Citywide rent trends are too broad to guide pricing. What you need is hyperlocal data:

  • Neighborhood

  • Property type

  • Bedroom count

  • Age of home

  • Included amenities

  • Flooring type

  • Pet friendliness

  • Parking availability

For example, a three bedroom home with a garage will not follow the same pricing pattern as a downtown apartment. The goal is to find comparable properties within a half mile radius, listed within the last 30 to 60 days.

What to do:
Search active listings that meet at least four similarities:

  • Same size range

  • Same general location

  • Similar condition

  • Similar amenities

 

Aim to identify three to five strong comps. Ignore outliers.

Step 2: Look at Days on Market Trends

DOM (Days on Market) tells you more than the asking price.

Use this rule of thumb:

  • Under 10 days: Units may be priced at or slightly below the true market.

  • 10 to 21 days: Pricing is likely close to correct but may require a small adjustment.

  • Over 21 days: Overpriced for the current market conditions.

If most similar rentals near you are sitting for 20+ days, your pricing needs to reflect that local demand is cooling.

 

What to do:
Track active comps each week. When multiple similar rentals remain available, this is a sign that supply is outpacing demand.

Step 3: Understand the “Two Week Rule”

In most markets, you should know whether your price is working within 10 to 14 days. The two week rule states:

  • If you get strong inquiries and showings but no applications:
    Price may be slightly high or the property needs small adjustments (cleanliness, yard work, outdated photos).

  • If you get very few inquiries:
    The price is too high and the market is telling you so.

 

Adjusting your price early is far less costly than continuing to sit vacant.

Step 4: Think Like the Tenant

Tenants are comparing your listing to every other home within their budget. They are not grading your property in isolation. They ask:

  • What is the best value at my price point?

  • Which home looks the cleanest, brightest, and most updated?

  • Which listing feels worth the rent?

In a cooling market, tenants often wait for deals. If your unit is the most expensive but not the most impressive, it will be passed over repeatedly.

 

What to do:
Compare your photos, description, and amenities honestly to other listings. If yours does not “win,” your pricing must reflect that.

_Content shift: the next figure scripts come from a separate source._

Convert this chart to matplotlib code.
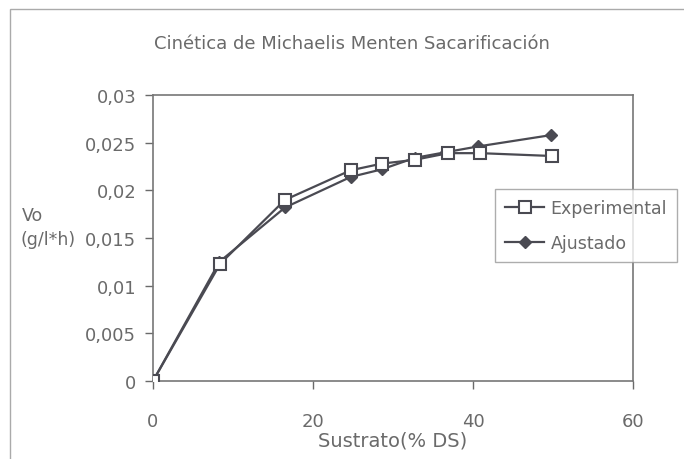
import matplotlib.pyplot as plt
from matplotlib.patches import Rectangle

plt.rcParams['font.family'] = ['DejaVu Sans']

sustrato = [0, 8.4, 16.5, 24.7, 28.6, 32.7, 36.9, 40.9, 49.9]
experimental = [0, 0.0123, 0.0190, 0.0221, 0.0228, 0.0232, 0.0239, 0.0239, 0.0236]

sustrato_aj = [0, 8.3, 16.5, 24.7, 28.6, 32.7, 36.6, 40.6, 49.8]
ajustado = [0, 0.0125, 0.0182, 0.0214, 0.0222, 0.0234, 0.0240, 0.0246, 0.0258]

line_col = "#4a4a52"
text_col = "#6a6a6a"

fig = plt.figure(figsize=(6.84, 4.60), dpi=100)
ax = fig.add_axes([153/684, 1 - 382/460, (633 - 153)/684, (382 - 96)/460])

ax.plot(sustrato, experimental, color=line_col, lw=1.6, marker="s", ms=8,
        mfc="white", mec=line_col, mew=1.5, label="Experimental", zorder=3)
ax.plot(sustrato_aj, ajustado, color=line_col, lw=1.6, marker="D", ms=6,
        mfc=line_col, mec=line_col, label="Ajustado", zorder=2)

ax.set_xlim(0, 60)
ax.set_ylim(0, 0.03)
ax.set_xticks([0, 20, 40, 60])
ax.set_yticks([0, 0.005, 0.01, 0.015, 0.02, 0.025, 0.03])
ax.set_yticklabels(["0", "0,005", "0,01", "0,015", "0,02", "0,025", "0,03"])
ax.tick_params(colors=text_col, labelsize=13, length=6, width=1)
ax.tick_params(axis="x", pad=16)
ax.tick_params(axis="y", pad=6)
for s in ax.spines.values():
    s.set_color("#777777")
    s.set_linewidth(1.2)
ax.set_xlabel("Sustrato(% DS)", color=text_col, fontsize=14, labelpad=1)

fig.text(22/684, 1 - 216/460, "Vo", color=text_col, fontsize=12.5, va="center")
fig.text(20/684, 1 - 240/460, "(g/l*h)", color=text_col, fontsize=12.5, va="center")
fig.text(352/684, 1 - 44/460, "Cinética de Michaelis Menten Sacarificación",
         color=text_col, fontsize=13, ha="center", va="center")

leg = fig.legend(loc="upper left", bbox_to_anchor=(495/684, 1 - 190/460),
                 fontsize=12.5, frameon=True, fancybox=False, handlelength=2.2,
                 handletextpad=0.4, labelcolor=text_col, borderpad=0.6,
                 borderaxespad=0, labelspacing=0.95)
leg.get_frame().set_edgecolor("#999999")
leg.get_frame().set_linewidth(1)

fig.patches.append(Rectangle((10/684, -0.1), 1.2, 1 - 10/460 + 0.1,
                             transform=fig.transFigure, fill=False,
                             edgecolor="#aaaaaa", lw=1))

fig.savefig("out.png", dpi=100)
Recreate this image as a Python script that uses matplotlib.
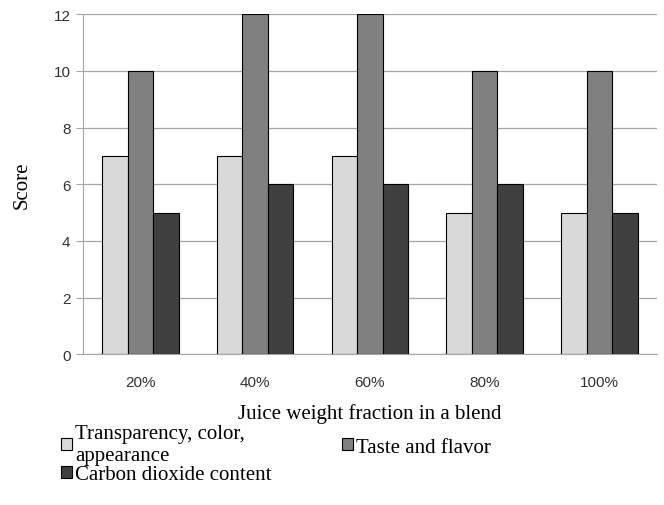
import numpy as np
import matplotlib.pyplot as plt

categories = ['20%', '40%', '60%', '80%', '100%']
transparency = [7, 7, 7, 5, 5]
taste = [10, 12, 12, 10, 10]
co2 = [5, 6, 6, 6, 5]

series_names = ['Transparency, color,\nappearance', 'Taste and flavor', 'Carbon dioxide content']
colors = ['#d9d9d9', '#808080', '#404040']

fig = plt.figure(figsize=(6.64, 5.06), dpi=100)
ax = fig.add_axes([0.125, 0.298, 0.864, 0.672])

x = np.arange(len(categories))
w = 0.222
bars = []
for i, (vals, c) in enumerate(zip([transparency, taste, co2], colors)):
    b = ax.bar(x + (i - 1) * w, vals, w, color=c, edgecolor='black', linewidth=0.8, zorder=3)
    bars.append(b)

ax.set_xlim(-0.5, 4.5)
ax.set_ylim(0, 12)
ax.set_yticks(range(0, 13, 2))
ax.set_xticks(x)
ax.set_xticklabels(categories, fontsize=11, family='Liberation Sans', color='#333333')
for lab in ax.get_yticklabels():
    lab.set_fontsize(11)
    lab.set_family('Liberation Sans')
    lab.set_color('#333333')
ax.yaxis.grid(True, color='#a6a6a6', linewidth=0.9, zorder=0)
for s in ['top', 'right']:
    ax.spines[s].set_visible(False)
ax.spines['left'].set_color('#a6a6a6')
ax.spines['bottom'].set_color('#a6a6a6')
ax.tick_params(axis='y', length=5, color='#a6a6a6', pad=4)
ax.tick_params(axis='x', length=0, pad=15)

ax.set_ylabel('Score', family='Liberation Serif', fontsize=15, labelpad=16)
ax.set_xlabel('Juice weight fraction in a blend', family='Liberation Serif', fontsize=15, labelpad=10)

handles = [bars[0], bars[2], bars[1]]
labels = [series_names[0], series_names[2], series_names[1]]
fig.legend(handles, labels, ncol=2, loc='upper left', bbox_to_anchor=(0.08, 0.176),
           frameon=False, prop={'family': 'Liberation Serif', 'size': 15},
           handlelength=0.5, handleheight=0.5, handletextpad=0.15,
           labelspacing=0.0, columnspacing=3.4, borderaxespad=0)

fig.savefig('out.png', dpi=100)
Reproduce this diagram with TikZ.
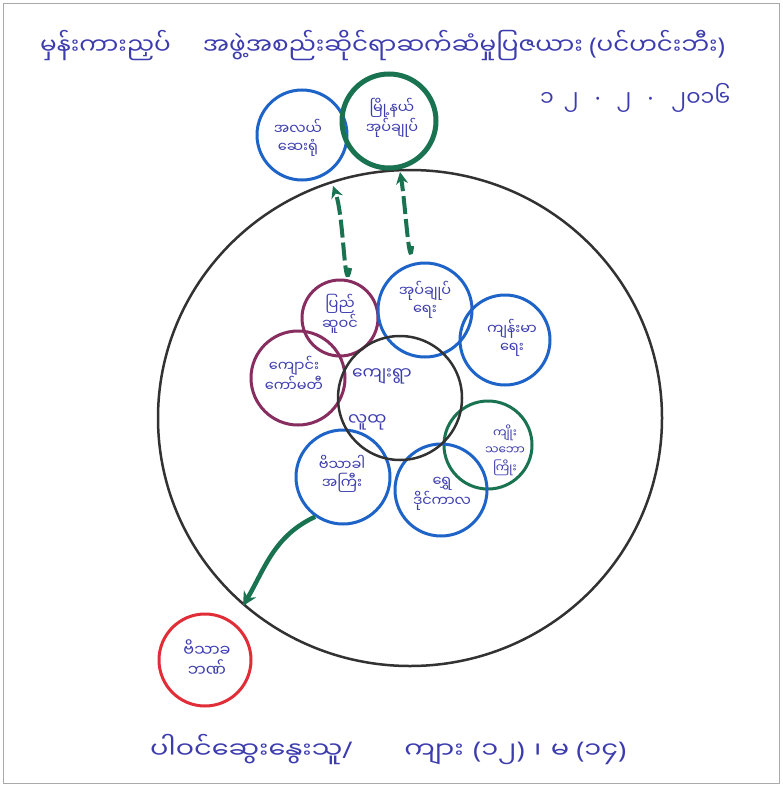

Step 5: Avoid the Three Most Costly Pricing Mistakes

Mistake 1: Pricing based on your mortgage, not the market

The market never adjusts to help cover your loan. Tenants do not know or care what your payment is.

Mistake 2: Relying on last year’s rent

If demand has softened, that premium you charged twelve months ago may not be realistic.

Mistake 3: Refusing to adjust the price quickly

 

Every week of vacancy costs roughly two percent of your annual rent. A small reduction often saves you more than waiting.

Step 6: Use Strategic Adjustments Instead of Large Cuts

In a cooling market, you can test demand with small adjustments rather than major price drops.

Try the following:

  • Reduce rent in $25 to $50 increments

  • Add move in incentives such as:

    • 1st month rent concession (i.e. $500 off first month's rent)

    • Free month of landscaping service

  • Improve listing photos or add a virtual walkthrough

  • Highlight improvements you made since the last tenant

 

What to do:
Make one change at a time. Then measure inquiries and showing volume over three to five days.

Step 7: Present Your Unit at Its Best

In slower conditions, presentation has a major impact on perceived value.

Items that improve demand:

  • Fresh paint or touch ups

  • Clean exterior entry

  • Updated light fixtures

  • Modern hardware on cabinets

  • Clean, bright listing photos

 

A unit that looks well cared for justifies a stronger price even in a cooler market.

Step 8: Know When the Market Is Sending a Clear Signal

The most reliable indicator is showing activity:

  • High views, low inquiries: Listing issues or photo quality

  • High inquiries, low showings: Price too high or availability issues

  • Low inquiries: Price too high, demand soft

  • Good showings, no applications: Tenant expectations not met on price or condition

 

Price is always the easiest knob to turn when you need traction.

Final Thoughts

Pricing your rental in a cooling market is not about finding the perfect number on the first try. It is about watching the signals, adjusting early, and staying competitive. A well priced rental not only fills faster but attracts stronger applicants.

 

Start with good comps, track inquiries, avoid emotional pricing, and be willing to adjust early. The faster you respond to market signals, the more you protect your cash flow.